Industrial Energy Cost Shock from Oil Prices in Switzerland
Swiss industrial operators face a significant challenge as crude oil prices climb. A sustained Brent crude price of \$90-100 per barrel translates directly into higher energy costs, impacting profitability and operational budgets across manufacturing, logistics, and other energy-intensive sectors. Understanding the transmission mechanisms and specific Swiss context is crucial for mitigation.
Oil to Industrial Energy: The Transmission Mechanism
While Switzerland has no domestic oil production, international crude oil prices dictate the cost of refined petroleum products essential for its industrial sector. Diesel, heating oil (Mazout), and jet fuel are all direct derivatives of crude. A \$10 per barrel increase in crude oil can translate to approximately an \$0.07-\$0.08 per liter rise in refined product costs, excluding taxes and refining margins. For industrial operations, this impacts transportation fleets, process heat, and machinery running on fossil fuels. Furthermore, electricity prices in Switzerland, though largely hydro-based (around 60% of production), are not entirely decoupled. Natural gas, often a swing fuel for thermal generation and industrial processes, is heavily influenced by oil-indexed contracts, creating a ripple effect.
Switzerland's Unique Vulnerabilities and Mitigations
Switzerland's energy import dependency makes it susceptible to global price shocks. In 2022, Switzerland imported 100% of its crude oil and petroleum products. The strong Swiss Franc (CHF) can offer some insulation against USD-denominated oil price increases, but its impact is limited during significant upward swings. The reliance on road transport for goods and materials means diesel price fluctuations directly affect logistics costs. While Swiss industry boasts high energy efficiency standards, the sheer volume of energy consumed still presents a substantial cost exposure. Government initiatives promoting renewable energy and energy efficiency can offer long-term relief but do not immediately cushion against short-term oil price volatility.
Illustrative Cost Impact: A Swiss Manufacturing Example
Consider a mid-sized Swiss precision manufacturing company operating 25 delivery trucks, each consuming an average of 3,000 liters of diesel per month, and using 50,000 liters of heating oil annually for industrial processes and facility heating. With Brent crude at \$70/barrel, diesel might be around CHF 1.90/liter and heating oil CHF 1.10/liter.

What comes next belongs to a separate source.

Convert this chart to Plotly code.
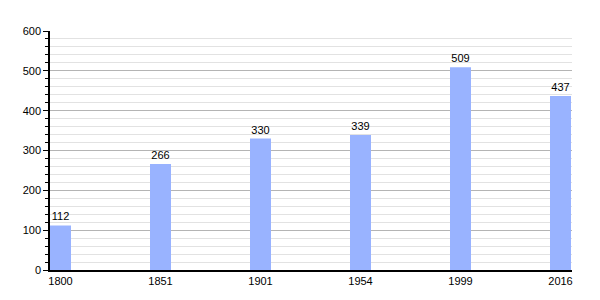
import plotly.graph_objects as go

years = ["1800", "1851", "1901", "1954", "1999", "2016"]
population = [112, 266, 330, 339, 509, 437]

bar_w = 0.21
xs = list(range(len(years)))

fig = go.Figure()
fig.add_trace(go.Bar(
    x=xs, y=population, offset=0, width=bar_w,
    marker=dict(color="#99b3ff", line=dict(width=0)),
    text=[str(v) for v in population], textposition="outside",
    textfont=dict(family="Liberation Sans, Arial, sans-serif", size=11, color="black"),
    cliponaxis=False,
))

fig.update_layout(
    width=600, height=300,
    margin=dict(l=50, r=28, t=31, b=30),
    plot_bgcolor="white", paper_bgcolor="white",
    showlegend=False,
    font=dict(family="Liberation Sans, Arial, sans-serif", size=11, color="black"),
    xaxis=dict(
        range=[0, 5.22], tickmode="array",
        tickvals=[i + bar_w / 2 for i in xs], ticktext=years,
        showgrid=False, zeroline=False, showline=True, linecolor="black", linewidth=1.5,
        ticks="", ticklen=0,
    ),
    yaxis=dict(
        range=[0, 600], dtick=100, showgrid=True, gridcolor="#b4b4b4", gridwidth=1,
        zeroline=False, showline=True, linecolor="black", linewidth=1.5,
        ticks="outside", ticklen=5, tickcolor="black",
        minor=dict(dtick=20, showgrid=True, gridcolor="#e2e2e2", gridwidth=1,
                   ticks="outside", ticklen=3, tickcolor="black"),
    ),
)

fig.write_html("out.html")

At a sustained Brent crude price of \$95/barrel (a \$25/barrel increase), assume diesel rises to CHF 2.10/liter and heating oil to CHF 1.30/liter, reflecting the crude price increase plus potential margin adjustments.
- Monthly Diesel Cost Increase:
* Old cost: 25 trucks * 3,000 liters/truck * CHF 1.90/liter = CHF 142,500
* New cost: 25 trucks * 3,000 liters/truck * CHF 2.10/liter = CHF 157,500
* Monthly increase: CHF 15,000
- Annual Heating Oil Cost Increase:
* Old cost: 50,000 liters * CHF 1.10/liter = CHF 55,000
* New cost: 50,000 liters * CHF 1.30/liter = CHF 65,000
* Annual increase: CHF 10,000
This represents an immediate annual operational cost increase of CHF 190,000 (CHF 15,000 * 12 months + CHF 10,000) for this single company, impacting margins and potentially requiring price adjustments for customers.
Strategies for Industrial Operators
Swiss industrial operators can implement several strategies to mitigate these shocks.
1. Fuel Hedging: Utilize futures contracts or options to lock in fuel prices for a portion of future consumption.
2. Optimized Logistics: Route optimization software, consolidated shipments, and electrification of fleet where feasible can reduce diesel consumption.
3. Energy Efficiency Upgrades: Invest in high-efficiency boilers, improved insulation, and waste heat recovery systems to reduce heating oil demand.
4. Diversification of Energy Sources: Explore switching away from oil-based heating to natural gas, biomass, or geothermal where infrastructure permits and economics are favorable.
5. Supplier Negotiations: Re-evaluate contracts with fuel and energy suppliers, exploring volume discounts or flexible terms.
The escalating cost of crude oil poses a tangible threat to industrial profitability in Switzerland. Proactive measures, from financial hedging to operational efficiencies and long-term energy diversification, are essential to navigate this challenging environment.